Les négociations en vue de former une liste commune pour les européennes ont également concerné le PSL. Privilégiant d’ordinaire le dépôt de leurs propres listes, les militants de ce parti ont proposé une alliance à la LCR. Cette démarche reflète le ralliement de leurs homologues militants français au NPA. L’offre du PSL, préalablement adressée au PTB puis au PC, pouvait par conséquent conduire à une liste plus large, tout en compliquant cependant la négociation, le nombre de protagonistes et de positions différentes augmentant. La LCR a accepté cette proposition. Lorsque les négociations ont finalement avorté avec le PC pour la liste européenne, le PSL et la LCR ont donc choisi de collecter les cinq mille signatures requises pour pouvoir déposer leur liste commune, liste présentée dans leurs organes de presse comme étant un début d’unité. En Flandre en revanche, le LSP se présente seul à tous les niveaux.
Une quatrième liste francophone radicale de gauche prendra part au scrutin européen et, dans certaines circonscriptions wallonnes, aux élections régionales. Après l’échec de CAP en 2007, le MAS a délaissé cette structure dont il avait perdu le contrôle et a abandonné cette étiquette avant de se transformer en PSL. Des indépendants qui avaient rejoint CAP ont néanmoins souhaité maintenir cette structure. Ils ont obtenu le ralliement de R. D’Orazio, ancien délégué principal des Forges de Clabecq, qui soutient la liste, conduite par son frère. En 1999, alors sous les feux de l’actualité, l’ancien délégué avait mené la liste Debout, cartel associant des indépendants, le PTB, le POS et le MAS. Les 2% récoltés avaient été considérés comme un échec par la plupart des protagonistes.

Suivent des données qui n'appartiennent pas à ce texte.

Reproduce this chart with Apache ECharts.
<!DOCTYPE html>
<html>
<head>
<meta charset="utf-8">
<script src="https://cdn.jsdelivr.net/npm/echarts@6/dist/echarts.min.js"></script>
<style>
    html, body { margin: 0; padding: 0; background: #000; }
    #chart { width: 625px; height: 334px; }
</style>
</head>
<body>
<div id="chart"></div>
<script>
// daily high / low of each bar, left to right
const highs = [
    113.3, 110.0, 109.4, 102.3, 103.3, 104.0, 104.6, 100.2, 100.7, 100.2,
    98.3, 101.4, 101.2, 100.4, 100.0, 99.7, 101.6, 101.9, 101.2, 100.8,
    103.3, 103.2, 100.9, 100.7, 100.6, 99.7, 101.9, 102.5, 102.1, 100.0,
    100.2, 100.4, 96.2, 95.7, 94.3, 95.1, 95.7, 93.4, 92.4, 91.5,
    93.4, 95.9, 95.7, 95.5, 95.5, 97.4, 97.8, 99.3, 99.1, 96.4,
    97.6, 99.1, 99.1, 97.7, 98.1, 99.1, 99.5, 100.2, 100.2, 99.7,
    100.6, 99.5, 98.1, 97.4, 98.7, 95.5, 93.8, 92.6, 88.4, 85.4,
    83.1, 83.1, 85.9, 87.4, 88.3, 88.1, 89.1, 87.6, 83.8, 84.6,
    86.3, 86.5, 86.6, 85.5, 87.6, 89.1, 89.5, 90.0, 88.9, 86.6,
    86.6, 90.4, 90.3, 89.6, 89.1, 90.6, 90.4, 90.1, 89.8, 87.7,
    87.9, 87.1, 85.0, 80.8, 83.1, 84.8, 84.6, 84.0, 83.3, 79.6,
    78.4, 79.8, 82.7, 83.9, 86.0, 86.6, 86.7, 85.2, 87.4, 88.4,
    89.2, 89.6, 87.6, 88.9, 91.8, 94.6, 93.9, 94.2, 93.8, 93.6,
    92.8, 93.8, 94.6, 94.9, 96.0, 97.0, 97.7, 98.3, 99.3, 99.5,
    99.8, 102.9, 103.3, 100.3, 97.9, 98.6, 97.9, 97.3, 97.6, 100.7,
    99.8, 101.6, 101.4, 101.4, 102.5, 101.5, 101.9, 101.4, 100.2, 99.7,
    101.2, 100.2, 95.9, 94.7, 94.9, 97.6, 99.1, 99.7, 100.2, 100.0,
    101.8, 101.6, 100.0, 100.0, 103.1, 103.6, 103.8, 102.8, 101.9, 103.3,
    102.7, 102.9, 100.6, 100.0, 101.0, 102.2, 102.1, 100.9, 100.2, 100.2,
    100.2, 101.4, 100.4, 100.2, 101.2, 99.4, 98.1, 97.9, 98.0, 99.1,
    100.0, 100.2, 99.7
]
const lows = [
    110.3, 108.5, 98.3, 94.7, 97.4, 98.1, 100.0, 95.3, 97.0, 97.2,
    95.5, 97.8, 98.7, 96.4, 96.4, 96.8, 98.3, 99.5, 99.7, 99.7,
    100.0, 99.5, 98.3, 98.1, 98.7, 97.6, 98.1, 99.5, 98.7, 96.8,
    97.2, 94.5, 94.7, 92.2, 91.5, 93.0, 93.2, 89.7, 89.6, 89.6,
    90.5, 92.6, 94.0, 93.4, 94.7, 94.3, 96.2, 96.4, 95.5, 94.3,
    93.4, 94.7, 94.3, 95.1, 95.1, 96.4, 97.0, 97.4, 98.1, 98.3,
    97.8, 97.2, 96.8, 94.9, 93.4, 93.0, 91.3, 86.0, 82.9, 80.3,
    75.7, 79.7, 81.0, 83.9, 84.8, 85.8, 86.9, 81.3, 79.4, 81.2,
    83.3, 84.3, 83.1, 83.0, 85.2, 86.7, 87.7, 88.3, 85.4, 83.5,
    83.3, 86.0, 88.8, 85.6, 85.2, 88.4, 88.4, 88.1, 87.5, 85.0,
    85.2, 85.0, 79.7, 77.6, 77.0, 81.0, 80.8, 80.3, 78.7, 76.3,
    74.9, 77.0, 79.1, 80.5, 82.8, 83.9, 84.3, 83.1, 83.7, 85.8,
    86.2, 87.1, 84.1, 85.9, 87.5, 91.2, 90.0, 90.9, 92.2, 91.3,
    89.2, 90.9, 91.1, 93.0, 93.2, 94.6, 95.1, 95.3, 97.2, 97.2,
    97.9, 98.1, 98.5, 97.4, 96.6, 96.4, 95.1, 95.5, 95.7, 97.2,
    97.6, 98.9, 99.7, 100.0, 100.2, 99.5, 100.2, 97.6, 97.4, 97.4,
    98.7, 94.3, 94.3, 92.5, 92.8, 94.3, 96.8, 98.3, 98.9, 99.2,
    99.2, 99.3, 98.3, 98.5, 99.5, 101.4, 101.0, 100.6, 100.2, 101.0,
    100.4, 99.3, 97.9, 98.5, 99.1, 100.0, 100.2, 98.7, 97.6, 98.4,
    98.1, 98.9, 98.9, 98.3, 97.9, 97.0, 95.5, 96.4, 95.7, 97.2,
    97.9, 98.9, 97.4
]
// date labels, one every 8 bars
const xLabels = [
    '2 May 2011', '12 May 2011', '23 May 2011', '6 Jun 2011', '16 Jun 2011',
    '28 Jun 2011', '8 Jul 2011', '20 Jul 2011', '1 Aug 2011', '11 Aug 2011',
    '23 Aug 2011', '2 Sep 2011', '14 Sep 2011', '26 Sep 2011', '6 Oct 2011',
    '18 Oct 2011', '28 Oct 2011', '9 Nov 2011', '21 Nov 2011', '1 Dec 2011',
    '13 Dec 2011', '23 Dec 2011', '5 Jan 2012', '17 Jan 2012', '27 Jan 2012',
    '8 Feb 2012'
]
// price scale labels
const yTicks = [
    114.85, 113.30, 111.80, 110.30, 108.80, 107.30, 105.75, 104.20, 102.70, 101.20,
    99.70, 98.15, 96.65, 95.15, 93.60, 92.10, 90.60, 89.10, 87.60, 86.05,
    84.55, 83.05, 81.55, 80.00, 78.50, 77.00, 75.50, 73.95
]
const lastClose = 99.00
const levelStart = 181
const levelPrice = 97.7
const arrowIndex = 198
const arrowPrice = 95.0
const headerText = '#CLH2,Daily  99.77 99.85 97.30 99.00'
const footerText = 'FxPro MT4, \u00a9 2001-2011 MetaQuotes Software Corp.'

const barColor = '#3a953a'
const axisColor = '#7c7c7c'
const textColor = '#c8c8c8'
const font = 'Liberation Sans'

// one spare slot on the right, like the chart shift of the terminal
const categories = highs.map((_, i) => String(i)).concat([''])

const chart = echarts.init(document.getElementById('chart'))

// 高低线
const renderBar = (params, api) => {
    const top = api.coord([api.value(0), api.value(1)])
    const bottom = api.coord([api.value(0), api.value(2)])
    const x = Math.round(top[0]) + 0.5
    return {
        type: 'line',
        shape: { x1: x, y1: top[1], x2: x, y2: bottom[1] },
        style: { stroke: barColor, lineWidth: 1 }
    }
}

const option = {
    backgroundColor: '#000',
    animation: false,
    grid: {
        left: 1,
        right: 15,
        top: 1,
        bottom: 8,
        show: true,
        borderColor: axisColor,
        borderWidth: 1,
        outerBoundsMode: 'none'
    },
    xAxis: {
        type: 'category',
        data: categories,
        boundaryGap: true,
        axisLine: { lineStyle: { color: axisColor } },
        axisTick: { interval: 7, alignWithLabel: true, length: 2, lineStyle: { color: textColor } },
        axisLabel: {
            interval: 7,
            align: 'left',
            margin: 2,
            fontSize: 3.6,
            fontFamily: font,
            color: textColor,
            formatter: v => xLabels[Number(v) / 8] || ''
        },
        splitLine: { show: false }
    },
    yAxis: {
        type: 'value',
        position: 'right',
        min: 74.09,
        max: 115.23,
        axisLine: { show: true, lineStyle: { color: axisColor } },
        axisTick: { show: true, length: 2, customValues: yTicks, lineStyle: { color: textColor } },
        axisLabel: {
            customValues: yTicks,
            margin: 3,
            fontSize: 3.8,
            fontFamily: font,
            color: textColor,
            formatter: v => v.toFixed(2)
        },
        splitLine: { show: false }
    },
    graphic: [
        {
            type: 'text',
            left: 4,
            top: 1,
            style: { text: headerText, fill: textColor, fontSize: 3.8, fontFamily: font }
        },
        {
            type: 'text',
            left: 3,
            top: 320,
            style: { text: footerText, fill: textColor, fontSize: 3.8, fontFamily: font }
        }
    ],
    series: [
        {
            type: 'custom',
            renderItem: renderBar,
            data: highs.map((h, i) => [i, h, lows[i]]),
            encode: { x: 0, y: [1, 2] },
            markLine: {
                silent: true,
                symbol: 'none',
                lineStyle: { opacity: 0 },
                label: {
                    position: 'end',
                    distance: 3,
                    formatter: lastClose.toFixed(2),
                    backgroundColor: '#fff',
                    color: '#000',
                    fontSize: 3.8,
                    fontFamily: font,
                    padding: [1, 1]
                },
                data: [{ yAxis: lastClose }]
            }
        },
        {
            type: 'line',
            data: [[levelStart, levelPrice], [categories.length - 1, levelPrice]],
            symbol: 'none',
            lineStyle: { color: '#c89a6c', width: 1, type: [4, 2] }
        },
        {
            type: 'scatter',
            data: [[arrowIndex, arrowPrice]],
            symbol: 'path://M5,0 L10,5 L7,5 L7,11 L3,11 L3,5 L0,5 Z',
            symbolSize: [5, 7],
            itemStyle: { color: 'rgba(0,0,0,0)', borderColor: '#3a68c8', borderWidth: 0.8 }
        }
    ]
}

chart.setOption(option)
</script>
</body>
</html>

Enfin, d’autres listes de la gauche radicale devraient être déposées au niveau régional. Le parti Riposte est ainsi né de l’initiative d’un métallurgiste liégeois en rupture avec la LCR. N’ayant pu récolter les signatures requises pour déposer une liste aux européennes, Riposte ne participera que localement au scrutin régional.
Le 7 juin, de multiples listes de la gauche radicale s’affronteront. Malgré un contexte a priori favorable, cette division risque une fois de plus de peser lourdement, y compris sur le moral des citoyens et des militants syndicaux et associatifs en recherche d’une alternative anticapitaliste crédible et unie. Sans être impossible, l’élection d’un mandataire capable de porter les revendications de cette famille politique constituerait une surprise. Reste à voir si la liste PC-PSL-LCR-PH déposée à Bruxelles au niveau régional pourra constituer un embryon de rapprochement pour les échéances électorales ultérieures.
- Nous ne traiterons pas ici des listes déposées par le Mouvement socialiste (MS), dissidence du PS qui ne peut pas être qualifiée d’anticapitaliste.